Given these general features of our visualization of k-space we give the following generalization about k-space: The details of the image are represented in the outskirts of k-space and the contrast and general features are in the center.
We will be concerned with only the most basic pulse sequence here: a simple 2D gradient echo spin warp sequence. In this pulse sequence excitation is a simple slice excitation, encoding consists of scanning across one straight line of k-space at a time, and data acquisition is turned one while traversing the line. This pulse sequence builds a 2D image of a single slice of the object.
Parameters: Using the spin warp sequence we will explore the effects of basic MRI imaging parameters on the image quality and explain these effects using our k-space description of the object.
Resolution: The image is a collection of pixels. Higher resolution means smaller pixels and hence a more detailed description of the object. The further out in k-space we sample the higher the resolution. Intuitively this is because the finer stripe patters live out in the outskirts of k-space and to make a detailed description of something you need to use finer stripe patterns. Since gradient pulses are used in the pulse sequence to traverse k-space, you need higher gradients to achieve higher resolution.
FOV: The field-of-view (FOV) of an image is inversely proportional to the spacing of our points in k-space. This is a bit tricky to understand intuitively but one way to imagine it is that since our resolution is determined by the maximum distance we go in k-space then, given a certain resolution, the other thing we can change is the amount of measurements we make between these maximum k-space points. The more measurements we make the more imaging pixels we will have since the number of unknowns that we can solve for has to be equal to the number of measurements we make. So, more measurements = more pixels, more pixels = bigger FOV.

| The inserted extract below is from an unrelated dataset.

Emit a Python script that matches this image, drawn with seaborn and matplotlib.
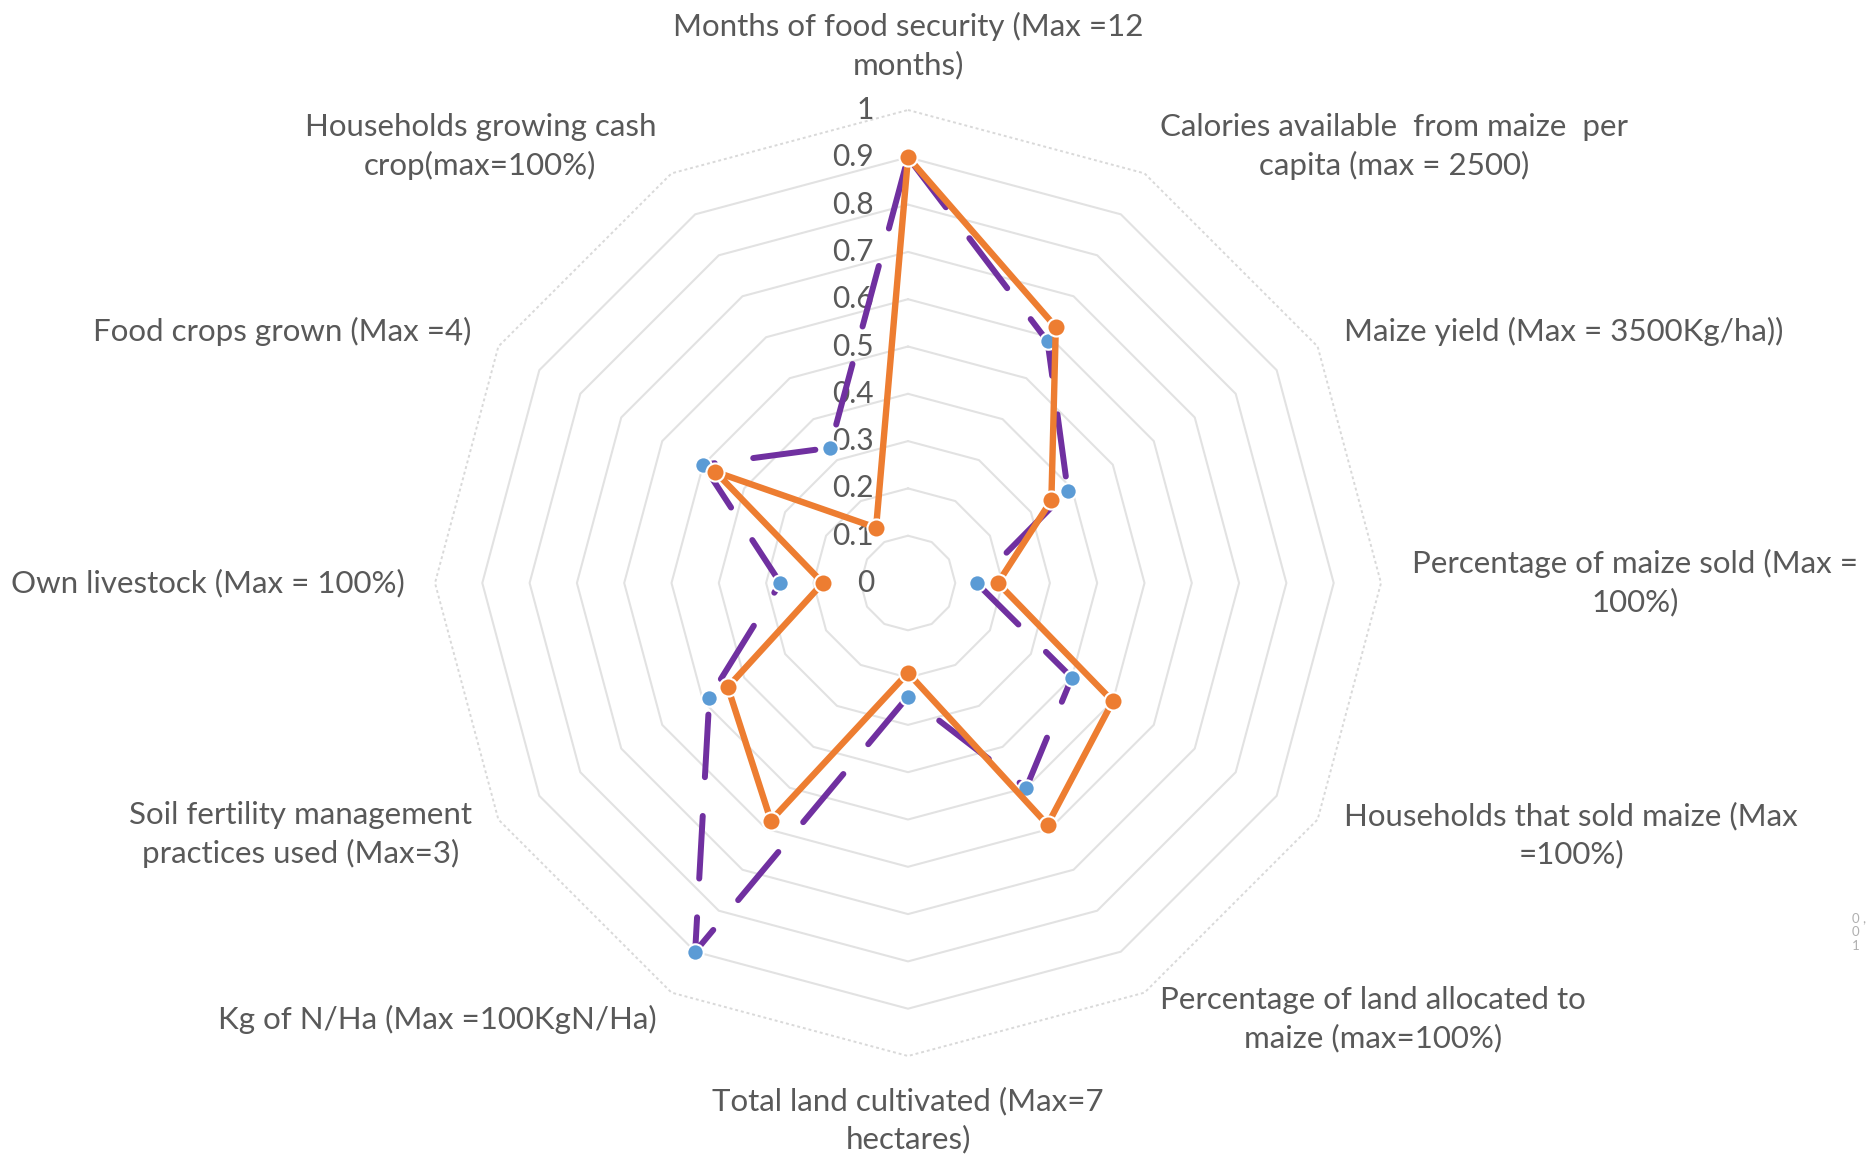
import numpy as np
import pandas as pd
import matplotlib
matplotlib.use('Agg')
import matplotlib.pyplot as plt
import seaborn as sns

# 数据
categories = [
    'Months of food security (Max =12\nmonths)',
    'Calories available  from maize  per\ncapita (max = 2500)',
    'Maize yield (Max = 3500Kg/ha))',
    'Percentage of maize sold (Max =\n100%)',
    'Households that sold maize (Max\n=100%)',
    'Percentage of land allocated to\nmaize (max=100%)',
    'Total land cultivated (Max=7\nhectares)',
    'Kg of N/Ha (Max =100KgN/Ha)',
    'Soil fertility management\npractices used (Max=3)',
    'Own livestock (Max = 100%)',
    'Food crops grown (Max =4)',
    'Households growing cash\ncrop(max=100%)',
]
series_dashed = [0.90, 0.59, 0.39, 0.145, 0.40, 0.50, 0.24, 0.90, 0.485, 0.27, 0.50, 0.33]
series_solid = [0.90, 0.625, 0.35, 0.19, 0.50, 0.59, 0.19, 0.58, 0.44, 0.18, 0.47, 0.135]
ring_values = [0.1, 0.2, 0.3, 0.4, 0.5, 0.6, 0.7, 0.8, 0.9, 1.0]
tick_values = [0, 0.1, 0.2, 0.3, 0.4, 0.5, 0.6, 0.7, 0.8, 0.9, 1.0]
tick_labels = ['0', '0.1', '0.2', '0.3', '0.4', '0.5', '0.6', '0.7', '0.8', '0.9', '1']

sns.set_theme(style='white')
plt.rcParams['font.family'] = ['Lato', 'DejaVu Sans']
text_color = '#595959'

W, H = 1873, 1160
fig = plt.figure(figsize=(W / 100, H / 100), dpi=100)
cx, cy, R = 908, 583, 473
ax = fig.add_axes([(cx - R) / W, (H - cy - R) / H, 2 * R / W, 2 * R / H], projection='polar')
ax.set_theta_zero_location('N')
ax.set_theta_direction(-1)
ax.set_ylim(0, 1)
ax.grid(False)
ax.spines['polar'].set_visible(False)
ax.set_xticks([])
ax.set_yticks([])
ax.patch.set_alpha(0)

n = len(categories)
theta = np.linspace(0, 2 * np.pi, n + 1)

# 网格（十二边形）
for v in ring_values:
    if v < 1.0:
        ax.plot(theta, [v] * (n + 1), color='#e2e2e2', lw=1.5, zorder=1, clip_on=False)
    else:
        ax.plot(theta, [v] * (n + 1), color='#d9d9d9', lw=1.4, ls=(0, (1.5, 1.5)), zorder=1, clip_on=False)

def closed(vals):
    return pd.DataFrame({'theta': theta, 'value': list(vals) + [vals[0]]})

df_a = closed(series_dashed)
df_b = closed(series_solid)

sns.lineplot(data=df_a, x='theta', y='value', sort=False, errorbar=None, ax=ax,
             color='#7030A0', lw=4.3, zorder=3)
line_a = ax.lines[-1]
line_a.set_linestyle((0, (10.5, 6.5)))
line_a.set_dash_capstyle('round')
line_a.set_clip_on(False)
sns.scatterplot(data=df_a.iloc[:-1], x='theta', y='value', ax=ax, color='#5B9BD5',
                s=140, edgecolor='white', linewidth=1.5, zorder=4, clip_on=False)

sns.lineplot(data=df_b, x='theta', y='value', sort=False, errorbar=None, ax=ax,
             color='#ED7D31', lw=4.6, zorder=5)
line_b = ax.lines[-1]
line_b.set_solid_capstyle('round')
line_b.set_solid_joinstyle('round')
line_b.set_clip_on(False)
sns.scatterplot(data=df_b.iloc[:-1], x='theta', y='value', ax=ax, color='#ED7D31',
                s=170, edgecolor='white', linewidth=1.5, zorder=6, clip_on=False)

ax.set_xlabel('')
ax.set_ylabel('')

# 刻度标签
for v, lbl in zip(tick_values, tick_labels):
    ax.annotate(lbl, xy=(0, v), xytext=(-34, 0), textcoords='offset pixels',
                ha='right', va='center', fontsize=21.5, color=text_color, zorder=2)

# 类别标签
for i, lab in enumerate(categories):
    t = theta[i]
    s = np.sin(t)
    if abs(s) < 1e-6:
        ha = 'center'
        va = 'bottom' if np.cos(t) > 0 else 'top'
    else:
        ha = 'left' if s > 0 else 'right'
        va = 'center'
    ax.text(t, 1.065, lab, ha=ha, va=va, multialignment='center',
            fontsize=22.5, color=text_color, linespacing=1.4)

# 右侧残留的小图例文字
fig.text(1852 / W, 1 - 932 / H, '0 ,\n0\n1', fontsize=9.5, color='#b0b0b0',
         ha='left', va='center', linespacing=1.2)

fig.savefig('out.png', dpi=100)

SNR: Signal to noise ratio is a measure of how trustworthy your estimate of the object is. It is a measure of how much information about the object you have (signal) compared to junk (noise). The junk comes from random thermal-related effects in the object itself as well as from the hardware - in either case the noise is variable every you measure. It is random. It is this randomness that allows you to improve your information about the object by measuring many times. The object will be the same but the noise will change, so the information about the object (the signal) will accumulate faster than the random noise as you make more measurements. The consequence of this is that the longer you scan, the higher your SNR will be. The SNR can be thought of a limited resource. The more pixels you have the lower you overall SNR because you have to distribute it into all of the pixels. So high resolution means low SNR. You can compensate for this by scanning longer.
Bandwidth: Another way of increasing SNR is to lower the bandwidth which is essentially another way of scanning longer. By lowering bandwidth you lower the speed at which you move through k-space effectively collecting data longer at each point in k-space. The main limitations of this are a result of sequence timing, signal decaying away (i.e. due to T2* decay), and blurring caused by off-resonance conditions. Some of these will be discussed in more detail.
Conclusions: k-space is where MRI measurements happen. The pulse sequence tells the MRI scanner how to move through k-space to get the measurements. The concept of k-space is helpful in understanding how the parameters of a pulse sequence affect the properties of an image.